Kabarnya (Pemerintah) Pusat menyerahkan ke dinas pendidikan setempat, tanggapan Anda?

Agak aneh kalau pernyataan seperti itu. Bahwa tugas dan tanggung jawab masyarakat seperti yang diamanatkan Undang-undang Perlindungan Anak, Undang-undang Sistem Pendidikan Nasional itu setiap orang punya kewajiban memberikan yang terbaik bagi anak, memberikan perlindungan bagi anak.

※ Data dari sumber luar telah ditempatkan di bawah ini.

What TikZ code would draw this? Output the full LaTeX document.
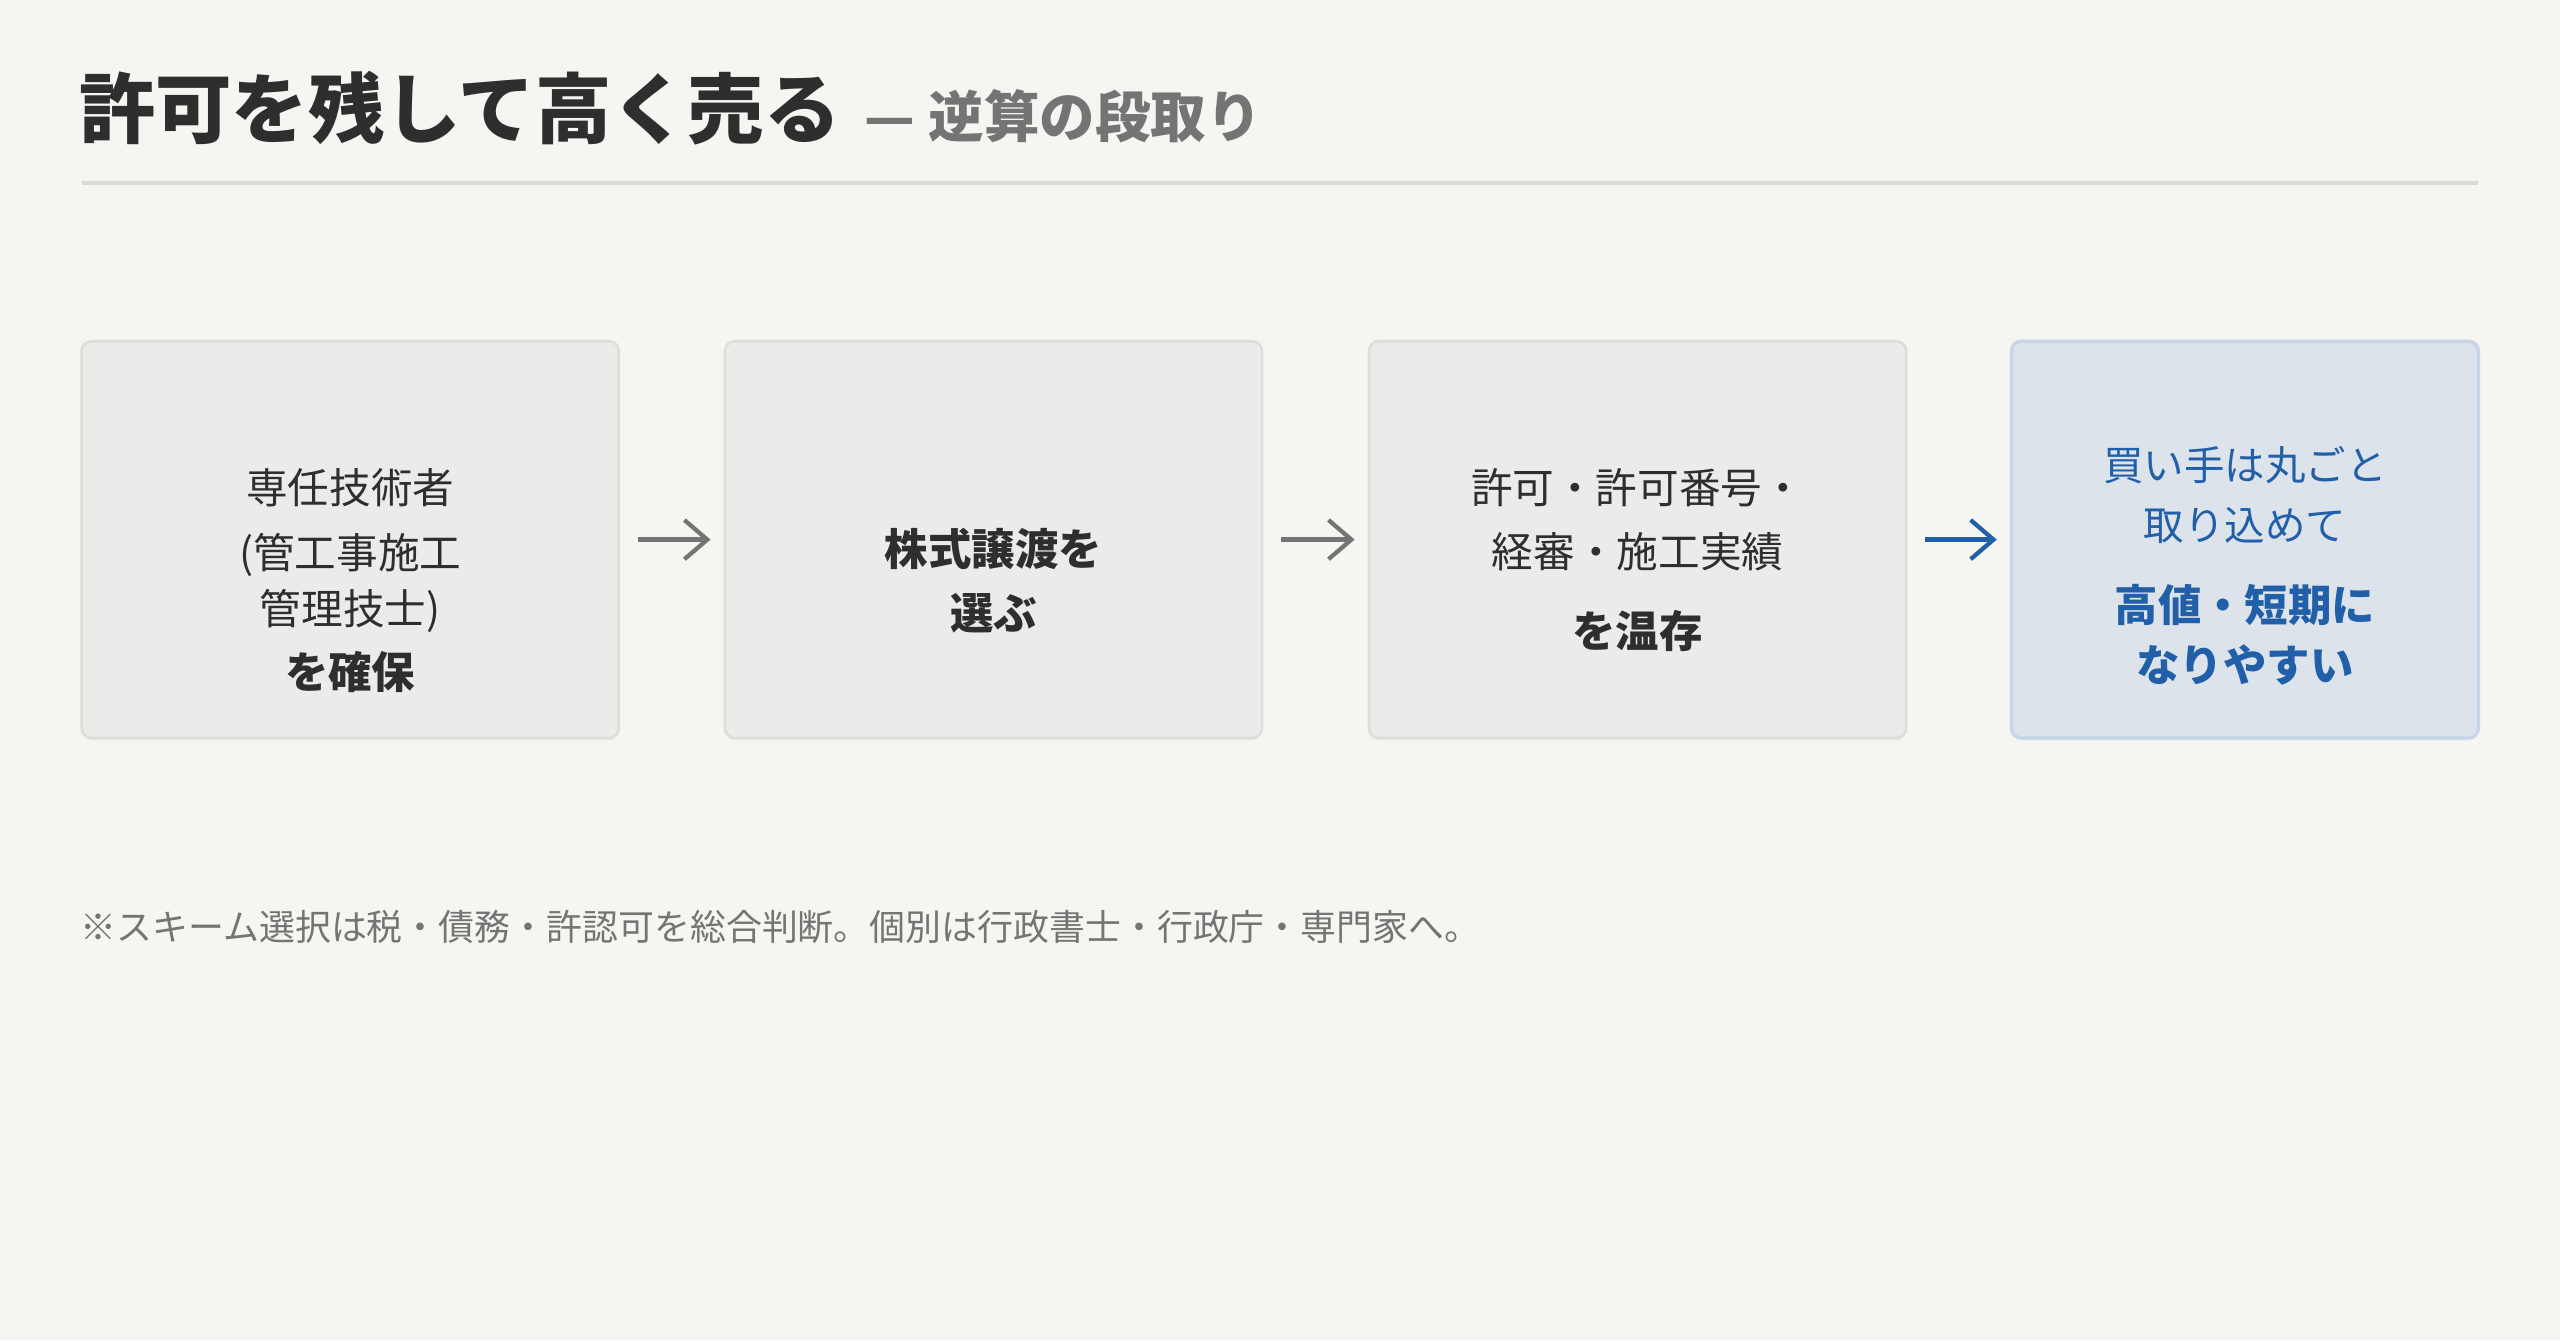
\documentclass[tikz,border=0pt]{standalone}
\usepackage{fontspec}
\setmainfont{Noto Sans CJK JP}
\usepackage{xcolor}
\usetikzlibrary{arrows.meta,positioning,shadows}

\definecolor{bgcol}{HTML}{F5F5F1}
\definecolor{boxfill}{HTML}{EBEBE9}
\definecolor{boxline}{HTML}{DDDDDB}
\definecolor{goalfill}{HTML}{DDE3EB}
\definecolor{goalline}{HTML}{C6D5E7}
\definecolor{goalblue}{HTML}{2160A8}
\definecolor{inkdark}{HTML}{2E2E2E}
\definecolor{inkgray}{HTML}{747474}
\definecolor{rulegray}{HTML}{DADAD8}

\newcommand{\keyline}[1]{{\bfseries\fontsize{13.3}{17}\selectfont #1}}

\begin{document}
\begin{tikzpicture}[x=0.5pt,y=-0.5pt,
  stepbox/.style={draw=boxline,fill=boxfill,line width=0.8pt,rounded corners=3pt,
    minimum width=164.5pt,minimum height=121.5pt,inner sep=0pt,
    drop shadow={shadow xshift=0pt,shadow yshift=-0.8pt,opacity=0.06}},
  goalbox/.style={stepbox,draw=goalline,fill=goalfill,minimum width=143pt,line width=1pt},
  steptext/.style={align=center,text=inkdark,inner sep=0pt,font=\fontsize{12.75}{17}\selectfont},
  goaltext/.style={steptext,text=goalblue,font=\fontsize{12.4}{17}\selectfont},
  flow/.style={-{Straight Barb[length=7pt,width=12pt,line width=1.3pt]},line width=1.3pt,
    draw=inkgray,shorten <=5.5pt,shorten >=4pt},
]
\useasboundingbox[fill=bgcol] (0,0) rectangle (1568,821);

% heading
\node[anchor=west,inner sep=0pt,text=inkdark,font=\fontsize{23.4}{23.4}\selectfont\bfseries] (title) at (48,66.5) {許可を残して高く売る};
\node[anchor=base west,inner sep=0pt,text=inkgray,font=\fontsize{17}{17}\selectfont\bfseries] (subtitle) at ([xshift=7pt]title.base east) {— 逆算の段取り};
\draw[rulegray,line width=1pt] (50,112) -- (1518,112);

% steps
\node[stepbox] (s1) at (214.5,330.5) {};
\node[stepbox] (s2) at (608.5,330.5) {};
\node[stepbox] (s3) at (1003,330.5) {};
\node[goalbox] (s4) at (1375,330.5) {};

\node[steptext] (t1) at (214.5,355.5) {専任技術者\\[3pt](管工事施工\\管理技士)\\[2.5pt]\keyline{を確保}};
\node[steptext,font=\bfseries\fontsize{13.3}{19.5}\selectfont] (t2) at (608.5,355.5) {株式譲渡を\\選ぶ};
\node[steptext] (t3) at (1003,343) {許可・許可番号・\\[2.5pt]経審・施工実績\\[7.5pt]\keyline{を温存}};
\node[goaltext] (t4) at (1375,346.5) {買い手は丸ごと\\[1.25pt]取り込めて\\[8pt]\keyline{高値・短期に}\\[1.25pt]\keyline{なりやすい}};

\draw[flow] (s1) -- (s2);
\draw[flow] (s2) -- (s3);
\draw[flow,draw=goalblue] (s3) -- (s4);

% footnote
\node[anchor=west,inner sep=0pt,text=inkgray,font=\fontsize{11}{11}\selectfont] (note) at (49,568) {※スキーム選択は税・債務・許認可を総合判断。個別は行政書士・行政庁・専門家へ。};
\end{tikzpicture}
\end{document}
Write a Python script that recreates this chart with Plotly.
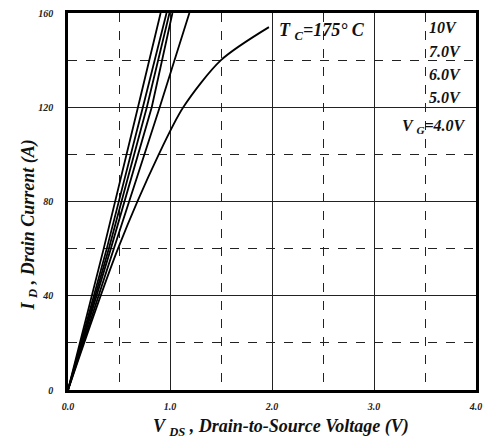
import plotly.graph_objects as go

# Output characteristics, drain current vs drain-to-source voltage (Tc = 175 C)
i_d_steps = [0, 60, 120, 160]
v_ds_c1 = [0, 0.35, 0.686, 0.908]
v_ds_c2 = [0, 0.38, 0.734, 0.966]
v_ds_c3 = [0, 0.40, 0.773, 0.995]
v_ds_c4 = [0, 0.42, 0.821, 1.024]
i_d_c5 = [0, 60, 120, 160]
v_ds_c5 = [0, 0.45, 0.899, 1.19]
# lowest gate drive bends over and ends below the top of the scale
v_ds_4v = [0, 0.49, 0.89, 1.13, 1.5, 1.97]
i_d_4v = [0, 60, 100, 120, 140, 154]

gate_labels = ["10V", "7.0V", "6.0V", "5.0V"]
x_ticks = [0, 1, 2, 3, 4]
x_tick_text = ["0.0", "1.0", "2.0", "3.0", "4.0"]
y_ticks = [0, 40, 80, 120, 160]

SERIF = "Liberation Serif"
fig = go.Figure()

curves = [(v_ds_c1, i_d_steps, "linear"), (v_ds_c2, i_d_steps, "linear"),
          (v_ds_c3, i_d_steps, "linear"), (v_ds_c4, i_d_steps, "linear"),
          (v_ds_c5, i_d_c5, "linear"), (v_ds_4v, i_d_4v, "spline")]
for vx, iy, shp in curves:
    fig.add_trace(go.Scatter(
        x=vx, y=iy, mode="lines",
        line=dict(color="black", width=1.8, shape=shp, smoothing=0.8),
        showlegend=False, hoverinfo="skip",
    ))

axis_common = dict(
    showline=True, mirror=True, linecolor="black", linewidth=2.5,
    showgrid=True, gridcolor="#222222", gridwidth=1.3,
    zeroline=False, ticks="",
    tickfont=dict(family=SERIF, size=10, color="#222222", style="italic", weight="bold"),
)

fig.update_xaxes(
    range=[0, 4], tickvals=x_ticks, ticktext=x_tick_text, ticklabelstandoff=5,
    minor=dict(dtick=0.5, showgrid=True, griddash="dash", gridcolor="#222222", gridwidth=1.3),
    **axis_common,
)
fig.update_yaxes(
    range=[0, 160], tickvals=y_ticks, ticklabelstandoff=10,
    minor=dict(dtick=20, showgrid=True, griddash="dash", gridcolor="#222222", gridwidth=1.3),
    **axis_common,
)

W, H = 489, 444
L, R, T, B = 68, 7, 11, 54
fig.update_layout(
    width=W, height=H,
    margin=dict(l=L, r=R, t=T, b=B),
    paper_bgcolor="white", plot_bgcolor="white",
)

pw, ph = W - L - R, H - T - B

def px_to_paper(px, py):
    return (px - L) / pw, (H - B - py) / ph

label_font = dict(family=SERIF, size=16, color="#111111", style="italic", weight="bold")
title_font = dict(label_font, size=18)

# axis titles placed in pixel terms
ax, ay = px_to_paper(284, 428)
fig.add_annotation(x=ax, y=ay, xref="paper", yref="paper", showarrow=False,
                   xanchor="center", yanchor="middle",
                   text="V <sub>DS</sub> , Drain-to-Source Voltage (V)", font=title_font)
ax, ay = px_to_paper(29, 224)
fig.add_annotation(x=ax, y=ay, xref="paper", yref="paper", showarrow=False, textangle=-90,
                   xanchor="center", yanchor="middle",
                   text="I <sub>D</sub> , Drain Current (A)", font=title_font)

# case temperature note
fig.add_annotation(x=2.05, y=152, xref="x", yref="y", showarrow=False, xanchor="left",
                   text="T <sub>C</sub>=175° C", font=dict(label_font, size=18))

# gate voltage labels on the right
label_y = [153.8, 143.8, 133.8, 124.3]
for txt, yv in zip(gate_labels, label_y):
    fig.add_annotation(x=3.52, y=yv, xref="x", yref="y", showarrow=False, xanchor="left",
                       text=txt, font=label_font)
fig.add_annotation(x=3.25, y=111.8, xref="x", yref="y", showarrow=False, xanchor="left",
                   text="V <sub>G</sub>=4.0V", font=label_font)

fig.write_html("out.html")
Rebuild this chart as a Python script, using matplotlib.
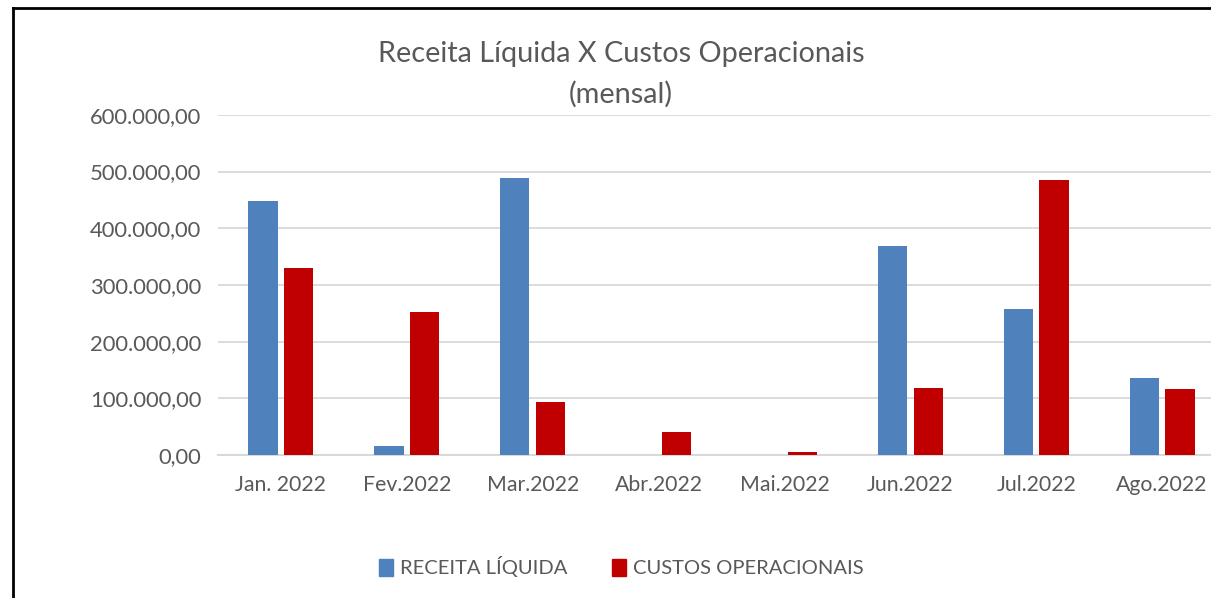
import matplotlib
matplotlib.use("Agg")
import matplotlib.pyplot as plt
import numpy as np
from matplotlib.ticker import FuncFormatter
from matplotlib.patches import Rectangle
from matplotlib.lines import Line2D

categories = ["Jan. 2022", "Fev.2022", "Mar.2022", "Abr.2022", "Mai.2022", "Jun.2022", "Jul.2022", "Ago.2022"]
receita = [448000, 16000, 489000, 0, 0, 368000, 258000, 136000]
custos = [330000, 252000, 93000, 40000, 5000, 118000, 485000, 116000]
yticks = [0, 100000, 200000, 300000, 400000, 500000, 600000]

plt.rcParams['font.family'] = ['Lato', 'DejaVu Sans']
fig = plt.figure(figsize=(12.11, 5.98), dpi=100)
ax = fig.add_axes([0.18, 0.239, 0.8316, 0.569])

x = np.arange(len(categories))
w = 0.232
gap = 0.052
ax.bar(x - (w + gap) / 2, receita, w, color="#4f81bd", label="RECEITA LÍQUIDA", zorder=3)
ax.bar(x + (w + gap) / 2, custos, w, color="#c00000", label="CUSTOS OPERACIONAIS", zorder=3)

ax.set_xlim(-0.5, len(categories) - 0.5)
ax.set_ylim(0, 600000)
ax.set_yticks(yticks)

def fmt(v, pos):
    s = f"{v:,.2f}"
    return s.replace(",", "X").replace(".", ",").replace("X", ".")

ax.yaxis.set_major_formatter(FuncFormatter(fmt))
ax.set_xticks(x)
ax.set_xticklabels(categories)
ax.tick_params(axis='both', length=0, labelcolor="#595959")
ax.tick_params(axis='x', pad=14, labelsize=15.3)
ax.tick_params(axis='y', pad=12, labelsize=15.8)
ax.grid(axis='y', color="#d9d9d9", linewidth=1.3, zorder=0)
for s in ["top", "right", "left"]:
    ax.spines[s].set_visible(False)
ax.spines["bottom"].set_color("#d9d9d9")
ax.spines["bottom"].set_linewidth(1.5)

fig.text(0.513, 0.91, "Receita Líquida X Custos Operacionais", ha="center", va="center",
         fontsize=20.8, color="#595959")
fig.text(0.513, 0.843, "(mensal)", ha="center", va="center", fontsize=20.8, color="#595959")

leg = fig.legend(handles=[Rectangle((0, 0), 1, 1, color="#4f81bd"), Rectangle((0, 0), 1, 1, color="#c00000")],
                 labels=["RECEITA LÍQUIDA", "CUSTOS OPERACIONAIS"],
                 loc="center", bbox_to_anchor=(0.513, 0.052), ncol=2, frameon=False,
                 fontsize=14.5, handlelength=0.7, handleheight=0.9, handletextpad=0.35,
                 columnspacing=2.2)
for t in leg.get_texts():
    t.set_color("#595959")

# outer chart border (left and top)
fig.add_artist(Line2D([0.0105, 0.0105], [0.0, 0.986], color="black", linewidth=2, transform=fig.transFigure))
fig.add_artist(Line2D([0.0105, 1.0], [0.986, 0.986], color="black", linewidth=2, transform=fig.transFigure))

fig.savefig("out.png", dpi=100)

Jadi kalau setingkat Kementerian Pendidikan dan Kebudayaan sudah menyerah seperti itu artinya saya menyimpulkan dia tidak punya niatan baik untuk melindungi anak dari apapun, apalagi di lingkungan sekolah. Oleh karena itu dari statement itu, dari beberapa kasus-kasus juga yang selalu mengelak saya sudah terlampau bosan bicara tentang ini di Kementerian Pendidikan dan Kebudayaan mulai dari penerbitan buku yang tidak baik untuk anak sampai anak-anak korban perkosaan dan sebagainya.

Bahkan kita protes keras ketika Menteri Pendidikan dan Kebudayaan mengatakan bahwa anak yang mengalami korban perkosaan di Depok yang sampai heboh itu bahwa anaknya yang mau. Itu pernyataan yang tidak baik dan salah satu bentuk bahwa Kementerian Pendidikan dan Kebudayaan itu tidak punya perspektif perlindungan anak dan mengabaikan tugas dan tanggung jawab sebagai institusi negara yang diamanatkan dalam Undang-undang Perlindungan Anak.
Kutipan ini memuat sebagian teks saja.